5. The shedding of vortices is periodic and occurs at a particular frequency, also important to note is that, this shedding of vortices generate pressure differentials at the surface of the cylinder giving rise Aerodynamic loading which can impart structural stresses, hence a quantity is required to address the oscilatory phenomenon, hence introducing the Stouhaul Number. 

6. The Strouhal number is defined as Sr=fL/V,where f is the frequency, L is the length of playing field, and V is the velocity of the flow. It is basically a ratio of inertial forces due to local flow acceleration to inertial forces due to changes in velocity from one point to another.

7. Fluid has two methods of interaction pressure and shear, hence they are distributed in all directions, there are necessarily two directions which are important to us the one perpendicular to the flow and the one in the direction opposite to the flow, hence all the components resolved in these specific directions contribute e to Lift and Drag Respectively.

SETUP & SIMULATION

1. We start with opening the ANSYS work bench by dragging out the Fluent in the workspace. 

2. We open space claim and we set-up the model for the analysis, the model used here:

 This is a 2-D surface, with the rectangular part acting as the body enclosure with a circular cut-out indicating a cylinder, The dimensions of the enclosure are 60D X 40D, with the cylinder positioned at 20D from the front face and 40D from the back face, here D is the cylinder dia (D=2m).

The geometry can be created from basic shape commands, once done the pull-out options have to be used so that it becomes a 2-D surface.

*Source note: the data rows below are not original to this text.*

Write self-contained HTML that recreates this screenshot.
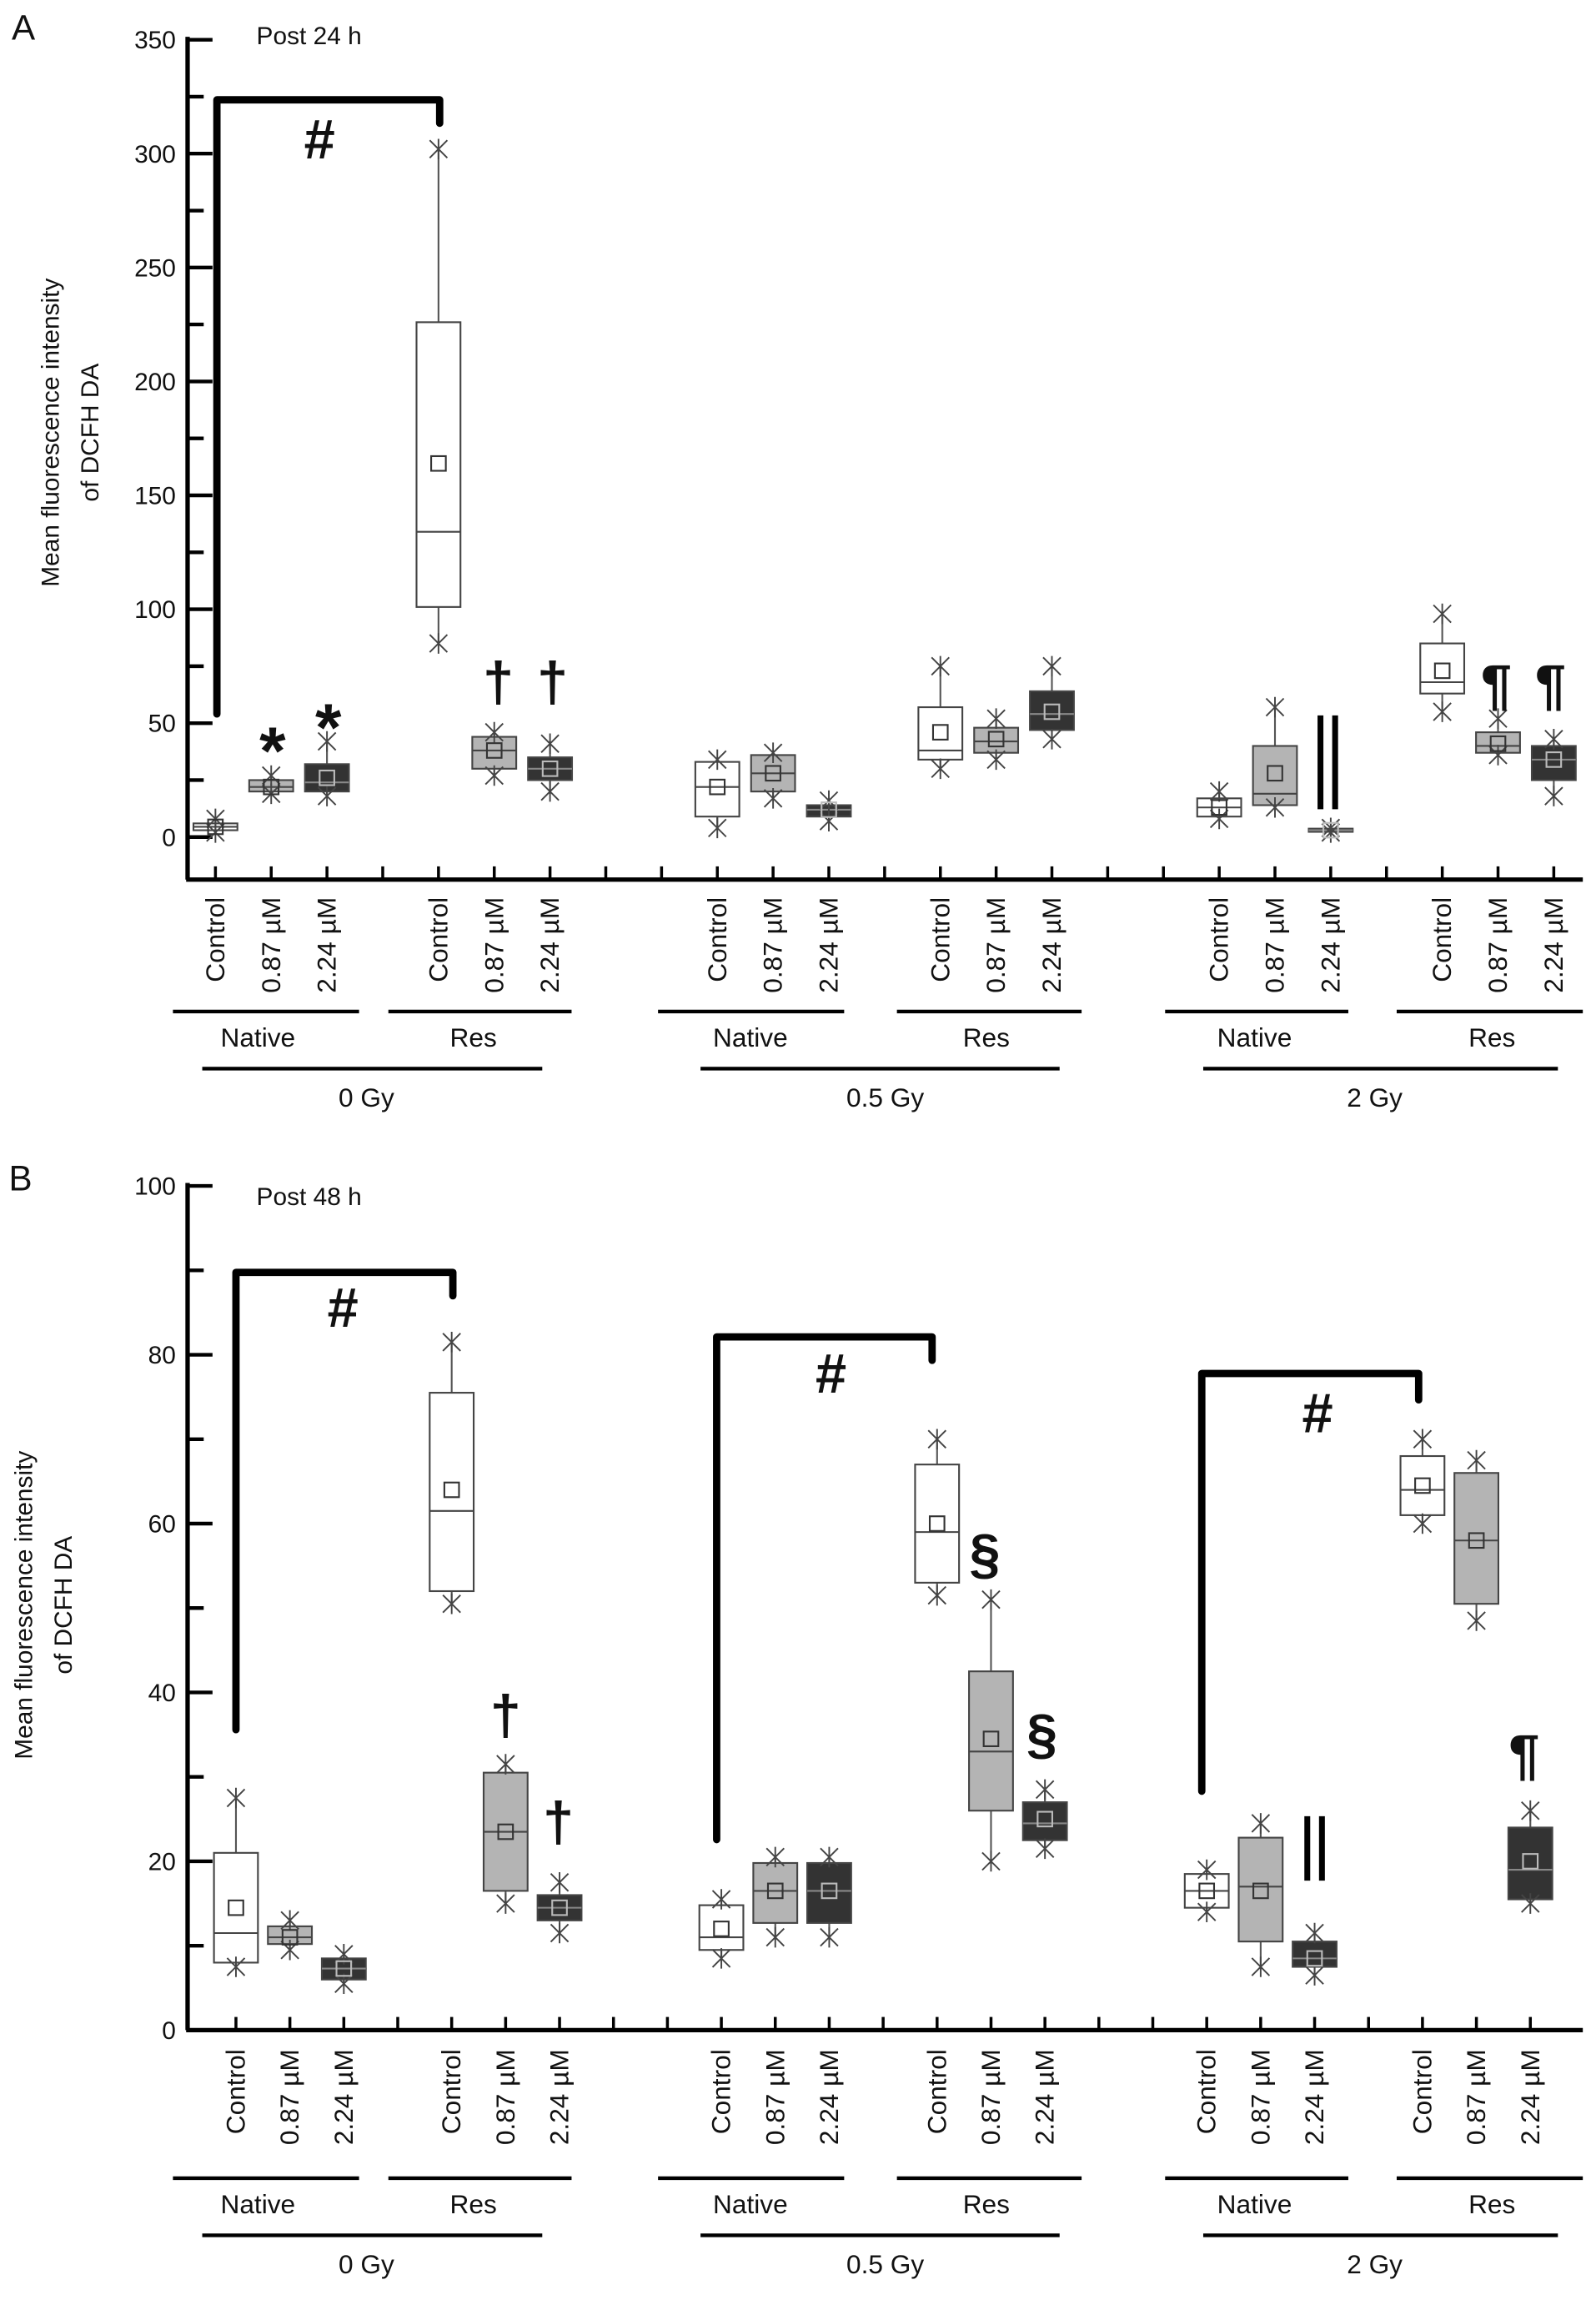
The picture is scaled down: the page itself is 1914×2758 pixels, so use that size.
<!DOCTYPE html>
<html><head><meta charset="utf-8"><style>
html,body{margin:0;padding:0;background:#fff}
svg{display:block}
text{font-family:"Liberation Sans",sans-serif;fill:#111}
</style></head><body>
<svg id="chart" width="1914" height="2758" viewBox="0 0 1089 1569" xmlns="http://www.w3.org/2000/svg"></svg>
<script>
// ---- Panel A data (Post 24 h) ----
const categories = ["Control","0.87 µM","2.24 µM"];
const slotsA = [0,1,2,4,5,6,9,10,11,13,14,15,18,19,20,22,23,24];
const aWhiskLo = [2,19,18,85,27,20,4,17,7,30,34,43,8,13,2,55,36,18];
const aQ1      = [3,20,20,101,30,25,9,20,9,34,37,47,9,14,2.3,63,37,25];
const aMedian  = [4.5,22,24,134,38,30,22,28,12,38,42,54,13,19,3,68,40,34];
const aQ3      = [6,25,32,226,44,35,33,36,14,57,48,64,17,40,3.7,85,46,40];
const aWhiskHi = [8,27,42,302,46,41,34,37,16,75,52,75,20,57,4,98,52,43];
const aMean    = [4.5,22,26,164,38,30,22,28,12,46,43,55,13,28,3,73,41,34];
const aTicks   = [0,50,100,150,200,250,300,350];
// ---- Panel B data (Post 48 h) ----
const slotsB = [0,1,2,4,5,6,9,10,11,13,14,15,18,19,20,22,23,24];
const bWhiskLo = [7.5,9.5,5.5,50.5,15,11.5,8.5,11,11,51.5,20,21.5,14,7.5,6.5,60,48.5,15];
const bQ1      = [8,10.2,6,52,16.5,13,9.5,12.7,12.7,53,26,22.5,14.5,10.5,7.5,61,50.5,15.5];
const bMedian  = [11.5,11,7.3,61.5,23.5,14.5,11,16.5,16.5,59,33,24.5,16.5,17,8.5,64,58,19];
const bQ3      = [21,12.3,8.5,75.5,30.5,16,14.8,19.8,19.8,67,42.5,27,18.5,22.8,10.5,68,66,24];
const bWhiskHi = [27.5,13,9,81.5,31.5,17.5,15.5,20.5,20.5,70,51,28.5,19,24.5,11.5,70,67.5,26];
const bMean    = [14.5,11,7.3,64,23.5,14.5,12,16.5,16.5,60,34.5,25,16.5,16.5,8.5,64.5,58,20];
const bTicks   = [0,20,40,60,80,100];
const fills = ["#ffffff","#b4b4b4","#333333"];

const svg = document.getElementById('chart');
const NS = "http://www.w3.org/2000/svg";
function mk(tag, attrs, parent){const e=document.createElementNS(NS,tag);for(const k in attrs)e.setAttribute(k,attrs[k]);(parent||svg).appendChild(e);return e;}
function txt(x,y,s,size,attrs,parent){const t=mk('text',Object.assign({x:x,y:y,'font-size':size},attrs||{}),parent);t.textContent=s;return t;}

function panel(cfg){
  const g = mk('g',{});
  
  
  const yS = v => cfg.y0 - (v - 0) * (cfg.y0 - cfg.yTop) / cfg.yMax;
  const xS = s => cfg.x0 + s * cfg.step;
  const ya = mk('line',{x1:128,y1:cfg.yTop-2,x2:128,y2:cfg.axisY,stroke:'#000','stroke-width':3},g);
   
  const xa = mk('line',{x1:127,y1:cfg.axisY,x2:1080,y2:cfg.axisY,stroke:'#000','stroke-width':3},g);
   
  const tstep = cfg.ticks[1]-cfg.ticks[0];
  cfg.ticks.forEach((t,i)=>{
    const y=yS(t);
    mk('line',{x1:128,y1:y,x2:145,y2:y,stroke:'#000','stroke-width':2.5},g);
    const l=txt(120,y+6,String(t),17,{'text-anchor':'end'},g);
     
    if(i<cfg.ticks.length-1){const ym=yS(t+tstep/2);mk('line',{x1:128,y1:ym,x2:139,y2:ym,stroke:'#000','stroke-width':2.5},g);}
  });
  for(let s=0;s<=24;s++){mk('line',{x1:xS(s),y1:cfg.axisY,x2:xS(s),y2:cfg.axisY-9,stroke:'#000','stroke-width':2},g);}
  cfg.slots.forEach((s,i)=>{
    const x=xS(s), w=30, ci=i%3;
    const bg=mk('g',{},g);
     
    mk('line',{x1:x,y1:yS(cfg.lo[i]),x2:x,y2:yS(cfg.hi[i]),stroke:'#555','stroke-width':1.2},bg);
    mk('rect',{x:x-w/2,y:yS(cfg.q3[i]),width:w,height:Math.max(1,yS(cfg.q1[i])-yS(cfg.q3[i])),fill:fills[ci],stroke:'#444','stroke-width':1.2},bg);
    mk('line',{x1:x-w/2,y1:yS(cfg.med[i]),x2:x+w/2,y2:yS(cfg.med[i]),stroke:ci==2?'#888':'#444','stroke-width':1.2},bg);
    [cfg.lo[i],cfg.hi[i]].forEach(v=>{const y=yS(v);
      mk('path',{d:`M${x-6},${y-6}L${x+6},${y+6}M${x-6},${y+6}L${x+6},${y-6}M${x},${y-7}L${x},${y+7}`,stroke:'#444','stroke-width':1.1,fill:'none'},bg);});
    const my=yS(cfg.mean[i]);
    mk('rect',{x:x-5,y:my-5,width:10,height:10,fill:'none',stroke:ci==2?'#bbb':'#333','stroke-width':1.2},bg);
    const lab=txt(0,0,categories[ci],18,{'text-anchor':'end',transform:`translate(${x+6},${cfg.labY}) rotate(-90)`},g);
     
  });
  const groups=[[118,245,176,'Native'],[265,390,323,'Res'],[449,576,512,'Native'],[612,738,673,'Res'],[795,920,856,'Native'],[953,1080,1018,'Res']];
  groups.forEach(gr=>{mk('line',{x1:gr[0],y1:cfg.gY,x2:gr[1],y2:cfg.gY,stroke:'#000','stroke-width':2.5},g);
    const t=txt(gr[2],cfg.gY+24,gr[3],18,{'text-anchor':'middle'},g);});
  const doses=[[138,370,250,'0 Gy'],[478,723,604,'0.5 Gy'],[821,1063,938,'2 Gy']];
  doses.forEach(d=>{mk('line',{x1:d[0],y1:cfg.dY,x2:d[1],y2:cfg.dY,stroke:'#000','stroke-width':2.5},g);
    const t=txt(d[2],cfg.dY+26,d[3],18,{'text-anchor':'middle'},g);});
  const pl=txt(cfg.pX,cfg.pY,cfg.letter,24,{},g);
  const pt=txt(175,cfg.postY,cfg.post,17,{},g);
  const yt=txt(0,0,'Mean fluorescence intensity',17,{'text-anchor':'middle',transform:`translate(${cfg.ytX},${cfg.ytY}) rotate(-90)`},g);
  
  const yt2=txt(0,0,'of DCFH DA',17,{'text-anchor':'middle',transform:`translate(${cfg.ytX+27},${cfg.ytY}) rotate(-90)`},g);
  
  cfg.brackets.forEach(b=>{const p=mk('path',{d:`M${b[0]},${b[1]}L${b[0]},${b[2]}L${b[3]},${b[2]}L${b[3]},${b[4]}`,stroke:'#000','stroke-width':5,fill:'none','stroke-linejoin':'round','stroke-linecap':'round'},g);
    });
  cfg.marks.forEach(m=>{
    if(m[2]==='||'){const h=m[3]||40;const p=mk('path',{d:`M${m[0]-5},${m[1]-h}L${m[0]-5},${m[1]}M${m[0]+5},${m[1]-h}L${m[0]+5},${m[1]}`,stroke:'#000','stroke-width':4},g);
      }
    else{const t=txt(m[0],m[1],m[2],m[2]==='*'?46:38,{'text-anchor':'middle','font-weight':'bold'},g);}
  });
}
panel({name:'panel-a',tag:'a',y0:571,yTop:27,yMax:350,axisY:600,x0:147,step:38.05,slots:slotsA,lo:aWhiskLo,q1:aQ1,med:aMedian,q3:aQ3,hi:aWhiskHi,mean:aMean,ticks:aTicks,
  labY:612,gY:690,dY:729,letter:'A',pX:8,pY:27,post:'Post 24 h',postY:30,ytX:40,ytY:295,
  brackets:[[148,487,68,300,84]],
  marks:[[186,528,'*'],[224,512,'*'],[340,478,'†'],[377,478,'†'],[906,552,'||',64],[1021,480,'¶'],[1058,480,'¶'],[218,108,'#']]});
panel({name:'panel-b',tag:'b',y0:1385,yTop:809,yMax:100,axisY:1385,x0:161,step:36.8,slots:slotsB,lo:bWhiskLo,q1:bQ1,med:bMedian,q3:bQ3,hi:bWhiskHi,mean:bMean,ticks:bTicks,
  labY:1398,gY:1486,dY:1525,letter:'B',pX:6,pY:812,post:'Post 48 h',postY:822,ytX:22,ytY:1095,
  brackets:[[161,1180,868,309,884],[489,1255,912,636,928],[820,1222,937,968,955]],
  marks:[[234,905,'#'],[567,950,'#'],[899,977,'#'],[345,1183,'†'],[381,1256,'†'],[672,1073,'§'],[711,1196,'§'],[897,1283,'||',44],[1040,1210,'¶']]});
</script>
</body></html>
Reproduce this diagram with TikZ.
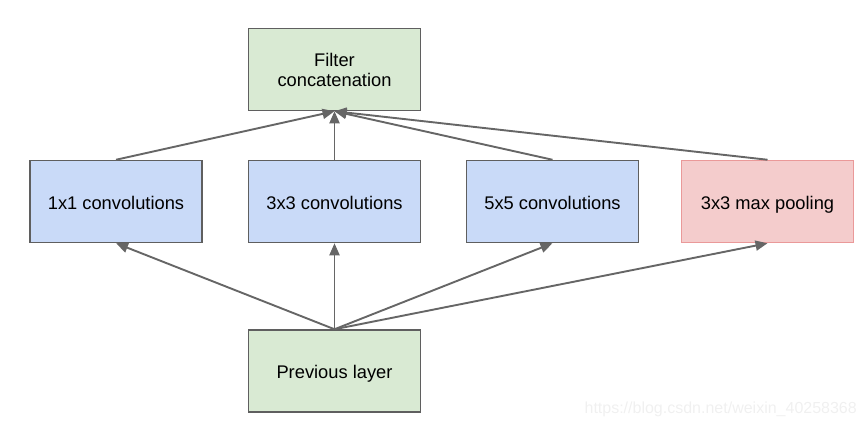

3. Once the CAD cleanup is done, we proceed for meshing, the mesh used for this simulation is:

  The method used here is triangular elements, with element size as 0.25m, rounding the circular edges using by edge sizing, also creating a Body-Fit mesh using inflation layer, with the first layer height as 5e-3 with a growth rate of 1.2.

SIMULATION & SET-UP

On completing meshing we proceed with, setup as follows:

1. General settings- Transient or Steady depending on case.

2. Viscous Model- Laminar (No turbulence)

3. Fluid settings- Air, Density-1, Kinematic viscosity depending on Flow velocity & Reynolds Number.

4. Boundary conditions- Velocity 1m/s for all cases, no-slip condition, pressure outlet ( gauge pressure=0).

5. Residuals- Uncheked for Convergence Criteria.

6. Method- Coupled for transient & SIMPLE for steady.

7. Report Definitions- Lift, Drag,velocity plot (create monitor point).

8. Refrence Values- Area=2m^2, Depth=1m, Length=2m, other conditions set as inlet.

9. Initilization- Standard used, inlet conditions.

10. Calculation settings- a) Transient settings-no time steps=2000, 0.1s per step.

                                     b) Steady settings- no of iterations= 500.

SIMULATIONS

CASE-I

a)

REYNOLDS NUMBER-100, STEADY STATE.

b)

PRESSURE PLOT RE-100.

TRANSIENT CASE

a)

RE-100, TRANSIENT 

b)

PRESSURE CONTOURS RE-100 TRANSIENT.

CASE-II

For RE-10 ( RESIDUAL, DRAG, VELOCITY PLOT, LIFT, CONTOURS)

b) RE-100

RE-1000

RE-10000

RE-100000

RESULTS AND INFERENCES

CASE-I

Lift (Cl)= 0.207

Drag (Cd)=1.339

Strohaul number=0.2 [ fD/v, frequency=2/20, D=2, V=1]

CASE-II

STEADY CASE FOR DIFFERENT REYNOLDS NUMBER

INFERENCES:

As we can see that as Reynolds increases there is decrease in the drag co-efficient.